China is making use of mechanisms such as the SCO, ASEAN Plus China (10+1), APEC, Asia-Europe Meeting (ASEM), Asia Cooperation Dialogue (ACD), China-Arab States Cooperation Forum (CASCF), China-Gulf Cooperation Council Strategic Dialogue, Greater Mekong Sub-region (GMS) Economic Cooperation, and CAREC, to strengthen communication with relevant countries, and attract more countries and regions to participate in its “Economic Corridors” grand design.

 

Viewed holistically, “Economic Corridors” in conjunction with AIIB, BRICS and other initiatives in Africa and Latin America are bound to promote “new type of major-power relationships” at international level. It reassures China’s neighbors, contributes to their growth and places them in a system designed by Beijing. Xi’s grand diplomacy has the advantage to envelop China’s West, Xinjiang, one sixth of China’s territory, de facto at the center of the Eurasian continent, the centre of gravity. That is why it is viewed as the “Marshall Plan with Chinese characteristics.”

 

Xi Jinping understands the complexity of high stakes geopolitics in a multipolar world in dynamic flux. With “America First” and Trump building walls to protect its interests, China sees a window of opportunity ajar beckoning it to fill the vacuum and thereby balance its relations with others in pursuit of peace and stability so vital for their national interests.

 

Unless provoked, Xi Jinping may continue to pursue a peaceful development path.

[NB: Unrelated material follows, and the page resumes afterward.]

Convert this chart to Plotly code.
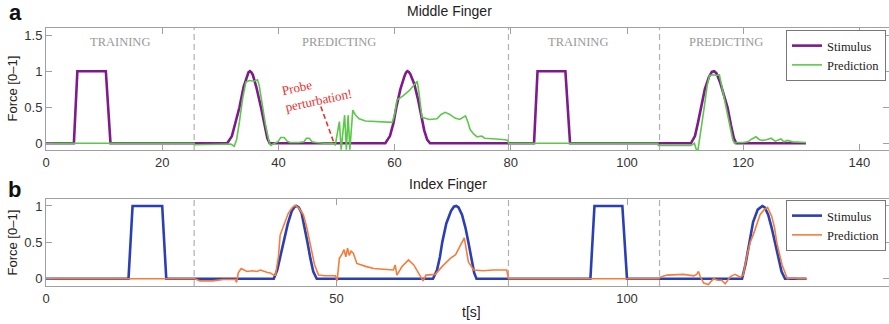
import plotly.graph_objects as go

# ---------------- data ----------------
# Middle finger: stimulus (t [s], force)
mid_stim = [(0, 0), (4.8, 0), (5.4, 1), (10.3, 1), (11.1, 0),
            (31.2, 0), (32.0, 0.1), (32.7, 0.3), (33.3, 0.5), (34.0, 0.78), (34.6, 0.95), (34.85, 0.985),
            (35.1, 1.0), (35.35, 0.985),
            (35.6, 0.95), (36.2, 0.78), (37.0, 0.5), (37.6, 0.25), (38.1, 0.07), (38.5, 0),
            (58.4, 0), (59.2, 0.1), (59.8, 0.28), (60.3, 0.5), (61.0, 0.75), (61.7, 0.93), (61.95, 0.98),
            (62.2, 1.0), (62.45, 0.99),
            (62.7, 0.96), (63.4, 0.82), (64.0, 0.62), (64.5, 0.42), (65.1, 0.18), (65.6, 0.05), (66.1, 0),
            (84.0, 0), (84.6, 1), (89.4, 1), (90.2, 0),
            (111.0, 0), (111.7, 0.1), (112.2, 0.28), (112.7, 0.5), (113.4, 0.75), (114.1, 0.92), (114.6, 0.99),
            (115.0, 1.0), (115.4, 0.97), (116.0, 0.85), (116.7, 0.65), (117.3, 0.5), (117.9, 0.25), (118.4, 0.07),
            (118.8, 0), (130.8, 0)]

# Middle finger: prediction
mid_pred = [(0, 0), (25.5, 0), (25.6, -0.02), (28, -0.02), (31.0, -0.02), (31.8, -0.01), (32.4, -0.04),
            (32.8, 0.05), (33.3, 0.3), (33.8, 0.6), (34.4, 0.85), (35.0, 0.87), (35.8, 0.86), (36.4, 0.88),
            (36.7, 0.8), (37.2, 0.55), (37.8, 0.25), (38.4, 0.02), (38.7, -0.03), (39.3, 0.0), (39.9, 0.02),
            (40.4, 0.08), (41.0, 0.08), (41.5, 0.03), (42.0, 0.01), (43.5, 0.01), (44.4, 0.02), (44.8, 0.07),
            (45.3, 0.07), (45.8, 0.02), (46.5, 0.01), (48.0, 0.0), (49.3, 0.0), (49.8, -0.02), (50.2, 0.15),
            (50.5, 0.3), (50.8, -0.09), (51.1, 0.2), (51.4, 0.39), (51.7, -0.09), (52.0, 0.39), (52.3, -0.09),
            (52.6, 0.2), (52.8, 0.46), (53.2, 0.4), (53.9, 0.34), (55.0, 0.31), (56.7, 0.3), (58.0, 0.3),
            (59.6, 0.29), (60.0, 0.4), (60.4, 0.6), (61.5, 0.66), (62.5, 0.73), (63.9, 0.86), (64.2, 0.7),
            (64.7, 0.36), (66.0, 0.33), (67.3, 0.34), (68.0, 0.4), (68.7, 0.43), (69.5, 0.4), (70.4, 0.35),
            (71.2, 0.33), (72.2, 0.38), (72.6, 0.3), (73.0, 0.19), (73.6, 0.13), (74.2, 0.09), (75.0, 0.1),
            (75.5, 0.07), (76.2, 0.07), (77.5, 0.06), (79.0, 0.05), (79.5, 0.04), (79.6, 0),
            (105.3, 0), (105.4, -0.03), (108, -0.03), (110.5, -0.04), (111.0, -0.03), (111.6, 0.0),
            (111.9, -0.08), (112.2, -0.1), (112.7, 0.15), (113.3, 0.5), (113.8, 0.8), (114.2, 0.94),
            (114.8, 0.95), (115.4, 0.94), (115.9, 0.95), (116.4, 0.75), (117.0, 0.5), (117.6, 0.25),
            (118.2, 0.05), (118.5, 0.0), (118.8, 0.01), (120.0, 0.01), (120.8, 0.02), (121.5, 0.06),
            (122.2, 0.09), (122.8, 0.05), (123.3, 0.04), (124.0, 0.05), (124.8, 0.07), (125.5, 0.03),
            (126.0, 0.05), (126.5, 0.06), (127.0, 0.02), (127.6, 0.04), (128.5, 0.02), (129.5, 0.02),
            (130.8, 0.01)]

# Index finger: stimulus
idx_stim = [(0, 0), (14.2, 0), (14.9, 1), (20.0, 1), (20.7, 0),
            (39.2, 0), (39.8, 0.12), (40.4, 0.33), (40.9, 0.5), (41.6, 0.75), (42.3, 0.93), (42.8, 0.99),
            (43.1, 1.0), (43.5, 0.98), (44.0, 0.9), (44.5, 0.72), (45.0, 0.5), (45.5, 0.28), (46.0, 0.1), (46.6, 0),
            (66.6, 0), (67.3, 0.12), (67.8, 0.3), (68.2, 0.5), (68.9, 0.76), (69.7, 0.93), (70.2, 0.99),
            (70.6, 1.0), (71.0, 0.98), (71.6, 0.88), (72.2, 0.7), (72.7, 0.5), (73.2, 0.27), (73.7, 0.08), (74.1, 0),
            (93.7, 0), (94.4, 1), (99.2, 1), (100.0, 0),
            (119.8, 0), (120.4, 0.2), (120.7, 0.33), (121.0, 0.5), (121.7, 0.78), (122.5, 0.95), (123.0, 0.99),
            (123.3, 1.0), (123.7, 0.98), (124.3, 0.88), (124.9, 0.7), (125.5, 0.5), (126.0, 0.3), (126.6, 0.1),
            (127.2, 0), (130.9, 0)]

# Index finger: prediction
idx_pred = [(0, 0), (25.5, 0), (25.6, 0), (26.5, -0.03), (28.7, -0.03), (30.5, -0.01), (32.6, -0.01),
            (32.8, -0.05), (33.1, 0.08), (33.6, 0.14), (34.0, 0.12), (34.6, 0.1), (35.5, 0.11), (36.3, 0.1),
            (36.9, 0.12), (37.5, 0.1), (38.0, 0.09), (38.6, 0.08), (39.2, 0.05), (39.5, 0.05), (40.0, 0.3),
            (40.3, 0.6), (41.0, 0.76), (41.7, 0.9), (42.4, 0.98), (42.9, 1.01), (43.5, 0.97), (44.3, 0.88),
            (44.9, 0.7), (45.5, 0.46), (46.2, 0.2), (46.9, 0.05), (48.0, 0.04), (49.8, 0.04), (50.1, -0.03),
            (50.5, 0.28), (50.9, 0.33), (51.3, 0.4), (51.6, 0.3), (51.9, 0.42), (52.2, 0.32), (52.5, 0.38),
            (52.9, 0.35), (53.5, 0.21), (54.1, 0.19), (55.0, 0.17), (56.4, 0.14), (58.0, 0.13), (59.8, 0.12),
            (60.1, 0.19), (60.4, 0.05), (61.3, 0.17), (62.4, 0.26), (63.3, 0.19), (64.4, 0.05), (64.9, -0.03),
            (65.4, 0.05), (67.0, 0.06), (68.2, 0.17), (69.6, 0.28), (70.5, 0.33), (71.0, 0.4), (72.0, 0.56),
            (72.7, 0.23), (73.6, 0.12), (75.3, 0.11), (77.0, 0.12), (79.3, 0.12), (79.6, 0),
            (105.5, 0), (105.7, 0.02), (106.9, 0.05), (108.5, 0.06), (109.7, 0.06), (111.5, 0.04), (112.0, 0.06),
            (112.3, 0.1), (112.6, 0.03), (113.2, -0.06), (114.0, -0.08), (114.9, 0.0), (115.6, -0.02),
            (116.3, -0.02), (116.9, -0.07), (117.8, 0.03), (118.6, 0.06), (119.5, 0.02), (120.0, 0.05),
            (120.6, 0.3), (121.2, 0.5), (121.8, 0.62), (122.4, 0.78), (122.9, 0.88), (123.6, 0.95),
            (124.2, 0.98), (124.9, 0.86), (125.4, 0.7), (125.8, 0.49), (126.3, 0.3), (126.7, 0.19),
            (127.6, 0.0), (128.5, 0.01), (129.5, 0.0), (131.0, 0.0)]

# phase boundaries (dashed lines) and phase labels
phase_bounds = [25.5, 79.6, 105.6]
phase_labels = ["TRAINING", "PREDICTING", "TRAINING", "PREDICTING"]
phase_label_t = [12.8, 50.5, 91.6, 117.1]

mid_xticks = [0, 20, 40, 60, 80, 100, 120, 140]
idx_xticks = [0, 50, 100]
mid_yticks = [0, 0.5, 1, 1.5]
idx_yticks = [0, 0.5, 1]

# ---------------- layout helpers ----------------
W, H = 889, 324
ML, MR = 46, 0
PW = W - ML - MR


def px(xp):
    return (xp - ML) / PW


def py(yp):
    return 1 - yp / H


SANS = "Liberation Sans"
SERIF = "Liberation Serif"
FRAME = "#a0a0a0"

C_PURPLE = "#7e1a8c"
C_GREEN = "#5cc84a"
C_BLUE = "#2b3fb5"
C_ORANGE = "#f57d3c"

fig = go.Figure()


def unzip(pairs):
    return [p[0] for p in pairs], [p[1] for p in pairs]


t, v = unzip(mid_stim)
fig.add_trace(go.Scatter(x=t, y=v, mode="lines", name="Stimulus", line=dict(color=C_PURPLE, width=2.6),
                         xaxis="x", yaxis="y", legend="legend"))
t, v = unzip(mid_pred)
fig.add_trace(go.Scatter(x=t, y=v, mode="lines", name="Prediction", line=dict(color=C_GREEN, width=1.6),
                         xaxis="x", yaxis="y", legend="legend"))
t, v = unzip(idx_stim)
fig.add_trace(go.Scatter(x=t, y=v, mode="lines", name="Stimulus", line=dict(color=C_BLUE, width=2.6),
                         xaxis="x2", yaxis="y2", legend="legend2"))
t, v = unzip(idx_pred)
fig.add_trace(go.Scatter(x=t, y=v, mode="lines", name="Prediction", line=dict(color=C_ORANGE, width=1.6),
                         xaxis="x2", yaxis="y2", legend="legend2"))

XMAX = PW / 5.81
axis_common = dict(showline=True, linecolor=FRAME, linewidth=1, mirror="ticks", ticks="inside",
                   ticklen=6, tickcolor=FRAME, showgrid=False, zeroline=False, automargin=False,
                   tickfont=dict(family=SANS, size=13, color="#333"))


def fmt(x):
    return str(int(x)) if x == int(x) else str(x)


legend_common = dict(xanchor="right", yanchor="top", bgcolor="white",
                     bordercolor="#777", borderwidth=1, font=dict(family=SERIF, size=12.5, color="#222"),
                     itemwidth=30, tracegroupgap=0)

fig.update_layout(
    width=W, height=H, margin=dict(l=ML, r=MR, t=0, b=0, autoexpand=False),
    paper_bgcolor="white", plot_bgcolor="white",
    xaxis=dict(domain=[0, 1], range=[0, XMAX], anchor="y", tickvals=mid_xticks, **axis_common),
    yaxis=dict(domain=[py(150), py(27.7)], range=[-0.093, 1.603], anchor="x", tickvals=mid_yticks,
               ticktext=[fmt(x) for x in mid_yticks], **axis_common),
    xaxis2=dict(domain=[0, 1], range=[0, XMAX], anchor="y2", tickvals=idx_xticks, **axis_common),
    yaxis2=dict(domain=[py(286), py(199.3)], range=[-0.100, 1.092], anchor="x2", tickvals=idx_yticks,
                ticktext=[fmt(x) for x in idx_yticks], **axis_common),
    legend=dict(x=px(886), y=py(30), **legend_common),
    legend2=dict(x=px(886), y=py(200), **legend_common),
    showlegend=True,
)

# dashed phase boundaries
for yref, xr in [("y domain", "x"), ("y2 domain", "x2")]:
    for b in phase_bounds:
        fig.add_shape(type="line", xref=xr, yref=yref, x0=b, x1=b, y0=0, y1=1,
                      line=dict(color="#b0b0b0", width=1.2, dash="6px,4px"), layer="below")

# phase labels
for lab, tt in zip(phase_labels, phase_label_t):
    fig.add_annotation(x=tt, y=1.405, xref="x", yref="y", text=lab, showarrow=False,
                       xanchor="center", yanchor="middle",
                       font=dict(family=SERIF, size=12.5, color="#999"))

# probe perturbation pointer
fig.add_shape(type="line", xref="x", yref="y", x0=47.3, y0=0.51, x1=49.5, y1=0.02,
              line=dict(color="#e8312f", width=1.6, dash="5px,3px"))


def note(xp, yp, text, size, color, family=SANS, angle=0, align="center"):
    fig.add_annotation(x=px(xp), y=py(yp), xref="paper", yref="paper", text=text, showarrow=False,
                       xanchor="center", yanchor="middle", textangle=angle, align=align,
                       font=dict(family=family, size=size, color=color))


note(317, 92, "Probe<br>perturbation!", 13, "#e8312f", family=SERIF, angle=-12, align="left")
note(449, 11, "Middle Finger", 14, "#222")
note(448, 184, "Index Finger", 14, "#222")
note(471, 312, "t[s]", 14, "#222")
for yy in [88.5, 242.5]:
    note(12, yy, "Force [0–1]", 13, "#222", angle=-90)
note(15, 13, "<b>a</b>", 22, "#111")
note(14, 189, "<b>b</b>", 22, "#111")

fig.write_html("out.html", config={"displayModeBar": False},
               post_script="document.body.style.margin='0';document.body.style.padding='0';")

Of course, where it hurts its national interests, China may apply a strategy of ambiguity through the doctrine of “Creeping Incrementalism and Extended Coercion” in a more assertive and aggressive manner.

 

However, let me recount Xi Jinping’s Napoleon’s quote in March 2014 in a speech in France: “The lion that is China has awoken, but it is a peaceful, amiable, and civilized lion.” A former Colonel stated later, “China was once called the sleeping lion in the East, but now we have been awakened, and Xi Jinping is the leading lion of the lion packs, who dare to fight anytime.”